Pada titik tertentu, Henry menyebut harga rokok yang melambung tinggi membuka ruang munculnya rokok ilegal. Pasalnya, para perokok mulai beralih dan menurunkan kualitas barang pakainya agar lebih terjangkau.
“Semakin banyak konsumen yang beralih ke rokok murah, apalagi sebagiannya adalah rokok ilegal, kemungkinan besar akan membuat produksi rokok nasional menyusut. Jika ini terjadi, kami kira yang justru untung adalah penjual rokok ilegal yang tidak terbebani oleh pungutan sebagaimana rokok legal,” kata Henry dalam keterangan tertulisnya, Jumat (3/1/2024).
Henry mengatakan, produksi rokok di dalam negeri cenderung turun di level 0,78% sejak dalam 10 tahun terakhir.

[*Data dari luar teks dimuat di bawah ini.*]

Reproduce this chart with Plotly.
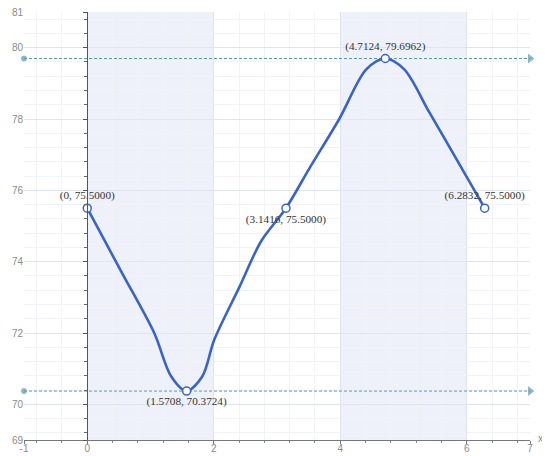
import plotly.graph_objects as go

# curve samples
curve_x = [0.0, 0.538, 1.059, 1.328, 1.5708, 1.818, 2.008, 2.403, 2.751,
           3.1416, 3.510, 3.984, 4.411, 4.7124, 5.012, 5.407, 5.771, 6.2832]
curve_y = [75.5, 73.72, 72.0, 70.78, 70.3724, 70.78, 71.81, 73.28, 74.58,
           75.5, 76.61, 78.0, 79.39, 79.6962, 79.39, 78.19, 77.08, 75.5]

key_x = [0, 1.5708, 3.1416, 4.7124, 6.2832]
key_y = [75.5, 70.3724, 75.5, 79.6962, 75.5]
key_labels = ["(0, 75.5000)", "(1.5708, 70.3724)", "(3.1416, 75.5000)",
              "(4.7124, 79.6962)", "(6.2832, 75.5000)"]
key_pos = ["top center", "bottom center", "bottom center", "top center", "top center"]

y_max_line = 79.6962
y_min_line = 70.3724
x_range = [-1, 7]
y_range = [69, 81]
x_ticks = [-1, 0, 2, 4, 6, 7]
y_ticks = [69, 70, 72, 74, 76, 78, 80, 81]
bands = [(0, 2), (4, 6)]

line_col = "#3a63c8"
dash_col = "#5b9aa8"

fig = go.Figure()

for yv in [y_max_line, y_min_line]:
    fig.add_trace(go.Scatter(
        x=[x_range[0], x_range[1]], y=[yv, yv], mode="lines+markers",
        line=dict(color=dash_col, width=1, dash="3px,2px"),
        marker=dict(symbol=["circle", "triangle-right"], size=[7, 10], color=dash_col),
        hoverinfo="skip", showlegend=False, cliponaxis=False))

fig.add_trace(go.Scatter(
    x=curve_x, y=curve_y, mode="lines",
    line=dict(color=line_col, width=2.6, shape="spline", smoothing=0.9),
    showlegend=False, hoverinfo="skip"))

fig.add_trace(go.Scatter(
    x=key_x, y=key_y, mode="markers+text", text=key_labels, textposition=key_pos,
    textfont=dict(family="Liberation Serif", size=11.2, color="#333333"),
    marker=dict(symbol="circle", size=8, color="white", line=dict(color=line_col, width=1.5)),
    showlegend=False, cliponaxis=False))

# invisible trace on the secondary (x=0) y-axis
fig.add_trace(go.Scatter(x=[0], y=[75], yaxis="y2", mode="markers",
                         marker=dict(opacity=0), showlegend=False, hoverinfo="skip"))

for a, b in bands:
    fig.add_shape(type="rect", x0=a, x1=b, y0=y_range[0], y1=y_range[1],
                  xref="x", yref="y", fillcolor="#eef1fa", line_width=0, layer="below")

fig.update_layout(
    width=542, height=448,
    margin=dict(l=16, r=20, t=4, b=16),
    paper_bgcolor="white", plot_bgcolor="white",
    font=dict(family="Liberation Sans", size=10, color="#8a8a8a"),
    xaxis=dict(range=x_range, tickvals=x_ticks, ticktext=[str(v) for v in x_ticks],
               showgrid=True, gridcolor="#dfe4ee", gridwidth=1, zeroline=False,
               showline=True, linecolor="#777777", linewidth=1, automargin=False,
               ticks="outside", ticklen=3, tickcolor="#777777",
               ticklabelstandoff=-4, ticklabeloverflow="allow",
               minor=dict(tickmode="linear", tick0=0, dtick=0.4, showgrid=True,
                          gridcolor="#f1f3f8", ticks="outside", ticklen=2, tickcolor="#888888"),
               fixedrange=True),
    yaxis=dict(range=y_range, tickvals=y_ticks, ticktext=[str(v) for v in y_ticks],
               showgrid=True, gridcolor="#dfe4ee", gridwidth=1, zeroline=False,
               showline=False, ticks="", automargin=False, ticklabeloverflow="allow",
               minor=dict(tickmode="linear", tick0=0, dtick=0.4, showgrid=True,
                          gridcolor="#f1f3f8"),
               fixedrange=True),
    yaxis2=dict(range=y_range, overlaying="y", anchor="free", position=0.125, side="left",
                showgrid=False, zeroline=False, showticklabels=False, automargin=False,
                showline=True, linecolor="#555555", linewidth=1.2,
                tickvals=y_ticks, ticks="outside", ticklen=4, tickcolor="#555555",
                minor=dict(tickmode="linear", tick0=0, dtick=0.4, ticks="outside",
                           ticklen=3, tickcolor="#666666"),
                fixedrange=True),
    annotations=[dict(text="x", x=1, y=0, xref="paper", yref="paper", xanchor="left",
                      yanchor="middle", xshift=6, yshift=2, showarrow=False,
                      font=dict(size=10, color="#8a8a8a"))],
)

fig.write_html("out.html")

Menurutnya, besar kemungkinan tren penurunan produksi rokok akan berlanjut.
Ia mengaku khawatir penurunan produksi pada jenis SKT akibat kenaikan HJE berdampak pada penurunan permintaan. Jika kondisi ini terjadi, Henry menyebut akibatnya akan dirasakan langsung pada nasib para pekerja.
“Karena kenaikan HJE dan pungutan lain akan memicu penurunan permintaan yang berakibat pada nasib pekerja,” ungkapnya.

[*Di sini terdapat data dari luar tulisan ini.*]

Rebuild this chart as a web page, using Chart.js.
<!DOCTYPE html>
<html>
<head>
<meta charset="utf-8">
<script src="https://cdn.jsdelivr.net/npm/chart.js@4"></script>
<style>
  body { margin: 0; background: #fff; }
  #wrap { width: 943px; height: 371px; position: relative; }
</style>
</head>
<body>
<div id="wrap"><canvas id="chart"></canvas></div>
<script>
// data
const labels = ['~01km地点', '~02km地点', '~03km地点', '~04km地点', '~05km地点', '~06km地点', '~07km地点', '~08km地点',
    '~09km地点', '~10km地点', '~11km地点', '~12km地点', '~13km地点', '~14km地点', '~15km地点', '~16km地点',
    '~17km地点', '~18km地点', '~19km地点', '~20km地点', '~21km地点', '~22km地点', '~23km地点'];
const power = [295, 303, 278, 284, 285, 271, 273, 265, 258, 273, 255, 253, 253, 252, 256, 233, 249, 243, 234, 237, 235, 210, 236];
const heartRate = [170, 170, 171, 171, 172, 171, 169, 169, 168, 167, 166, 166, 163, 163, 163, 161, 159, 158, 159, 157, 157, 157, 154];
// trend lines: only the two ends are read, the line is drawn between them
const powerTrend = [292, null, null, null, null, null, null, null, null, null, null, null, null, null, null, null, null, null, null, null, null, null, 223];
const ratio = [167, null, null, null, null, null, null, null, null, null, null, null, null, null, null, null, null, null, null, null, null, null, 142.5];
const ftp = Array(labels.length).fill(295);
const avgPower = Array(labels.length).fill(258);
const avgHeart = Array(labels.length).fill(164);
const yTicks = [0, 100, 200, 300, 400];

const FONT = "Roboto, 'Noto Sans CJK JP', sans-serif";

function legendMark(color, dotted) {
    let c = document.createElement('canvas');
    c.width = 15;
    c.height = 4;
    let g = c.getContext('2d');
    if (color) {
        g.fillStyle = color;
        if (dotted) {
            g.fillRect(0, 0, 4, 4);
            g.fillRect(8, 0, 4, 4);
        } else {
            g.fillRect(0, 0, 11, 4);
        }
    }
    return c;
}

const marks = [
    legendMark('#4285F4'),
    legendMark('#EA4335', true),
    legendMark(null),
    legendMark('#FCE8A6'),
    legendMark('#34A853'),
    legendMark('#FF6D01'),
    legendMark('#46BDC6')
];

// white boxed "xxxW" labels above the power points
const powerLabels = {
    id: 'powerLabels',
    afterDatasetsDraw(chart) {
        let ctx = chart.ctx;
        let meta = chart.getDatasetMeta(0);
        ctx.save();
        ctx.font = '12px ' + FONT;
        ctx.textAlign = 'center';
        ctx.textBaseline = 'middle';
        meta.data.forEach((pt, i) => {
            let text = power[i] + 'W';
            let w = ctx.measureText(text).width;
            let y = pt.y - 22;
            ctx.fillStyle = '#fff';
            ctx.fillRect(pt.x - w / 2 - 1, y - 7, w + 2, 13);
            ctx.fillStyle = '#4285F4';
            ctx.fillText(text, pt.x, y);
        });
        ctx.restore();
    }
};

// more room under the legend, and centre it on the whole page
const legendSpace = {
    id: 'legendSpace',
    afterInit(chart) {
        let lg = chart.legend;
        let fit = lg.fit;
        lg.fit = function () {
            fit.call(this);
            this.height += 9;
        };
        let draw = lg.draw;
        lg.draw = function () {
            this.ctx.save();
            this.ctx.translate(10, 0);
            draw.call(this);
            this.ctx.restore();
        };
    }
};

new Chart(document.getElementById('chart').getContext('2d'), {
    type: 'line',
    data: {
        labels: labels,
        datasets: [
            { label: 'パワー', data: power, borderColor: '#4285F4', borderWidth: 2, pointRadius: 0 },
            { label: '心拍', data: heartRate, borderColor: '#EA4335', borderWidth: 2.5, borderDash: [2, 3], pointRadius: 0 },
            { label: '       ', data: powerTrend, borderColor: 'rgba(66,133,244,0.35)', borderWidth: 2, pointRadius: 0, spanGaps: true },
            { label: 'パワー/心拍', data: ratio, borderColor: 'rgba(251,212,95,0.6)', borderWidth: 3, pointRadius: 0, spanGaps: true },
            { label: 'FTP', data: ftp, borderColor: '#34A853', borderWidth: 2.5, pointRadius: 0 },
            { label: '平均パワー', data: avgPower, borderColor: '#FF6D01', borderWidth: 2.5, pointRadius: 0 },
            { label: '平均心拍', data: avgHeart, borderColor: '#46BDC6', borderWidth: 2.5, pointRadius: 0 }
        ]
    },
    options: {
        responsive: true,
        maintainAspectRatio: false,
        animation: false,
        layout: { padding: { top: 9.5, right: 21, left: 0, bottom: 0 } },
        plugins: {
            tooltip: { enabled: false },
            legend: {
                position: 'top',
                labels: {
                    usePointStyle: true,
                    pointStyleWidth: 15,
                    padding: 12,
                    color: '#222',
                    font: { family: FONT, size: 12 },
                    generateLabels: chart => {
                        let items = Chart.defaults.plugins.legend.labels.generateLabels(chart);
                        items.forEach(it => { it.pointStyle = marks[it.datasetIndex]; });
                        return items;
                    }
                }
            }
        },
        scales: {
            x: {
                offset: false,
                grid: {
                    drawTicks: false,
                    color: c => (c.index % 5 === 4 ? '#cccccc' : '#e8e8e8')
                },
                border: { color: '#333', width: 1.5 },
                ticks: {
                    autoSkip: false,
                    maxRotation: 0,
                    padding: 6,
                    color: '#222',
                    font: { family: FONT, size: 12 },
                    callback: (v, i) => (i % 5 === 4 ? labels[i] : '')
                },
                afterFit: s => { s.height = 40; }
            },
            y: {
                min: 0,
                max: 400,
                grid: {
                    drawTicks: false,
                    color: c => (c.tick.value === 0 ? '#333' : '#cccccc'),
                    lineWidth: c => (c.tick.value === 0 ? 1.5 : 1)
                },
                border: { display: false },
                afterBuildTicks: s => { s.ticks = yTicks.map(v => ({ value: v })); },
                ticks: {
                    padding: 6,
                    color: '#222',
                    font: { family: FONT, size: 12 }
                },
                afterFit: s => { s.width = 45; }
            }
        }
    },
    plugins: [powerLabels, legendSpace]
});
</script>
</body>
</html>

Ia menyebut, kenaikan HJE yang tinggi pada SKT memicu peningkatan peredaran rokok ilegal. Perlu diingat, selama ini SKT memiliki harga jual yang terjangkau sehingga membuat rokok tersebut menjadi tameng dalam menghadapi serbuan rokok ilegal.

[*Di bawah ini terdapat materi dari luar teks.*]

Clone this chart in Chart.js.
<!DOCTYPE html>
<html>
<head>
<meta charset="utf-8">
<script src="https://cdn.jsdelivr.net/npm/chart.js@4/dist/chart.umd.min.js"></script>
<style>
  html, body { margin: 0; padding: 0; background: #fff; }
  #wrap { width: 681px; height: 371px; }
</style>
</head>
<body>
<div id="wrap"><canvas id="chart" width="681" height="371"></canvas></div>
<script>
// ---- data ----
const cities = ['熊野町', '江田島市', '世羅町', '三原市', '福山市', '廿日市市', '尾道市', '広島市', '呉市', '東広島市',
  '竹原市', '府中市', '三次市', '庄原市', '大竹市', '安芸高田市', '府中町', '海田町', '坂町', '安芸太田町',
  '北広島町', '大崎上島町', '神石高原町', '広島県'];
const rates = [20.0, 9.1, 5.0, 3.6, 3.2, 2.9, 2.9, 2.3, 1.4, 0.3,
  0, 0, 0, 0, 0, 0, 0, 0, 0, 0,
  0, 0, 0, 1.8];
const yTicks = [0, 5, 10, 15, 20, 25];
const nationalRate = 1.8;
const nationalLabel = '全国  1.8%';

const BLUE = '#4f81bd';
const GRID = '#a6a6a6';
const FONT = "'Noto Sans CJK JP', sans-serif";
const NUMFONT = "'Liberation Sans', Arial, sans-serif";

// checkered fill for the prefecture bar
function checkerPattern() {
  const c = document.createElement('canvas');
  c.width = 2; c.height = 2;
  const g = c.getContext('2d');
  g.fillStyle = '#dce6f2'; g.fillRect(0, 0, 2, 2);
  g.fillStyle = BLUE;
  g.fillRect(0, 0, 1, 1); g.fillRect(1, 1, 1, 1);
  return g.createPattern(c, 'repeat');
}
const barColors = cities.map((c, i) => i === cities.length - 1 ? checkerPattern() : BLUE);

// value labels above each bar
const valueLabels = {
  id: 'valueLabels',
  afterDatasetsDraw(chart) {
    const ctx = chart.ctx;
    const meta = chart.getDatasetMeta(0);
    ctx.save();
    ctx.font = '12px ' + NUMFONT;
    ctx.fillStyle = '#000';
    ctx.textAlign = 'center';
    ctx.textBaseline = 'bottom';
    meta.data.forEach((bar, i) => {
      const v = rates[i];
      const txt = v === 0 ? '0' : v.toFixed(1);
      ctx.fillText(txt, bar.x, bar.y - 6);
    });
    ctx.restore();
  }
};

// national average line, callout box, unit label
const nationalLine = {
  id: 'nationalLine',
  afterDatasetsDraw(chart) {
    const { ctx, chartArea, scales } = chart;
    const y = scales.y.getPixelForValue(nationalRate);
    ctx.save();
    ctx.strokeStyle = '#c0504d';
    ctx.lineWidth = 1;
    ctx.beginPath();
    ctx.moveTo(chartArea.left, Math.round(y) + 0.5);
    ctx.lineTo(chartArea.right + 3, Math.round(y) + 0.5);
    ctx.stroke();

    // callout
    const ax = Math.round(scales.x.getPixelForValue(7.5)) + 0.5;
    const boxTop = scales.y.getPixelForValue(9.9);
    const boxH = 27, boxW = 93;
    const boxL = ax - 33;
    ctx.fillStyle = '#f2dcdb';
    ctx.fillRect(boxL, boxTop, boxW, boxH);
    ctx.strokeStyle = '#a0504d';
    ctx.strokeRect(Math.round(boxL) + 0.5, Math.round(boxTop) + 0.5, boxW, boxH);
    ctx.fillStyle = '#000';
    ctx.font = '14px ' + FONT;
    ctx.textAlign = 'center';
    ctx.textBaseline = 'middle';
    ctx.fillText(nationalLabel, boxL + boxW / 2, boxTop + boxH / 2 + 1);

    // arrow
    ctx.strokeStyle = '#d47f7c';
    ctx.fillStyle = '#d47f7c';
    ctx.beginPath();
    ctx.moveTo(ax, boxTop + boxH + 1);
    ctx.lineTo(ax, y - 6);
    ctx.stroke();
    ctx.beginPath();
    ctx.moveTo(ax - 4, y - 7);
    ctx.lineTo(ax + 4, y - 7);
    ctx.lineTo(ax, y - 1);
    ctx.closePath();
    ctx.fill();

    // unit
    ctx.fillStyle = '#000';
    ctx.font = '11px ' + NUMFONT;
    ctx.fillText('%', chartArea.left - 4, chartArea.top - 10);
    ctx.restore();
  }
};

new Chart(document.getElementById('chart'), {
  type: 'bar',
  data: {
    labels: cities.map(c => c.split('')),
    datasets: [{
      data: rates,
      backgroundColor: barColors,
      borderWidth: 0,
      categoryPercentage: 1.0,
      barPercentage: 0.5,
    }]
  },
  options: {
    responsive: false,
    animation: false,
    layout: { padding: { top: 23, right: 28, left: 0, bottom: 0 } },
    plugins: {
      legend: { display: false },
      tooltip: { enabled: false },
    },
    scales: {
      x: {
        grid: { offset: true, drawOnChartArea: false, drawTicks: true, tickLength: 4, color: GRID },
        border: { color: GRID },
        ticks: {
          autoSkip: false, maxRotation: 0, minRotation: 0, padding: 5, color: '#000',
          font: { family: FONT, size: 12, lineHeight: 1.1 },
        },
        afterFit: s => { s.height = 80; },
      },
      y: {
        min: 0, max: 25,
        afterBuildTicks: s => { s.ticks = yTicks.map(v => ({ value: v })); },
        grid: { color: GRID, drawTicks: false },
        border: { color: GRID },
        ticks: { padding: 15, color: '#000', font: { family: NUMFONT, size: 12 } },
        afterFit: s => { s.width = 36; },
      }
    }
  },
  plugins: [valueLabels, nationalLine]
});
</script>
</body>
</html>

Padahal, kata Henry, GAPPRI pernah memohon kepada pemerintah melalui Kementerian Keuangan (Kemenkeu), agar industri hasil tembakau memperoleh relaksasi dengan tidak menaikkan tarif CHT dan HJE sepanjang tahun 2025-2027.
Permohonan ini dimaksudkan agar IHT bisa pulih usai mengalami kontraksi akibat dampak CHT dan HJE di atas nilai keekonomian selama 2020-2024, selain akibat dari pandemi Covid-19 yang belum sepenuhnya pulih.
Hal yang sama juga dilakukan GAPPRI kala melayangkan surat kepada Kemenkeu dengan permintaan PPN rokok tetap 9,9% dikabulkan. Henry menyebut, besaran PPN ini perlu agar IHT bisa bertahan.
“Agar pengaturan pada PMK No 63 tahun 2022 tentang Pajak Pertambahan Nilai Atas Penyerahan Hasil Tembakau dapat segera diharmoniskan dengan arah kebijakan pemerintah yang disampaikan oleh Ibu Menteri Keuangan pada tanggal 31 Desember 2024, mengingat IHT tidak masuk kriteria Barang Mewah,” jelasnya.
GAPPRI menjelaskan, PPN tidak naik agar tidak ada efisiensi terhadap tenaga kerja sehingga kelangsungan tenaga kerja tetap terjaga. GAPPRI juga mencatat, Presiden Prabowo Subianto telah memutuskan tarif dasar PPN tidak naik atau tetap 11%.
“Kalau PPN rokok menjadi 10,7%, berarti tarif dasar PPN rokok dinaikkan menjadi 12% berarti hal ini bertentangan dengan kebijakan Presiden Prabowo,” ujarnya.
Henry menambahkan, IHT saat ini tertekan baik secara fiskal maupun non fiskal lantaran ada lebih dari 480 aturan di berbagai tingkatan yang mayoritas berisi pembatasan. Karena itu, kenaikan tarif HJE dan PPN tidak hanya membebani pengusaha melainkan juga membuka ruang peredaran rokok ilegal.
“Semakin mahalnya harga rokok legal, akan membuat orang berpindah mencari rokok murah atau rokok ilegal. Apalagi dalam situasi seperti saat ini yang daya beli masih lemah. Potensi berpindah ke rokok ilegal bisa semakin marak,” tutupnya.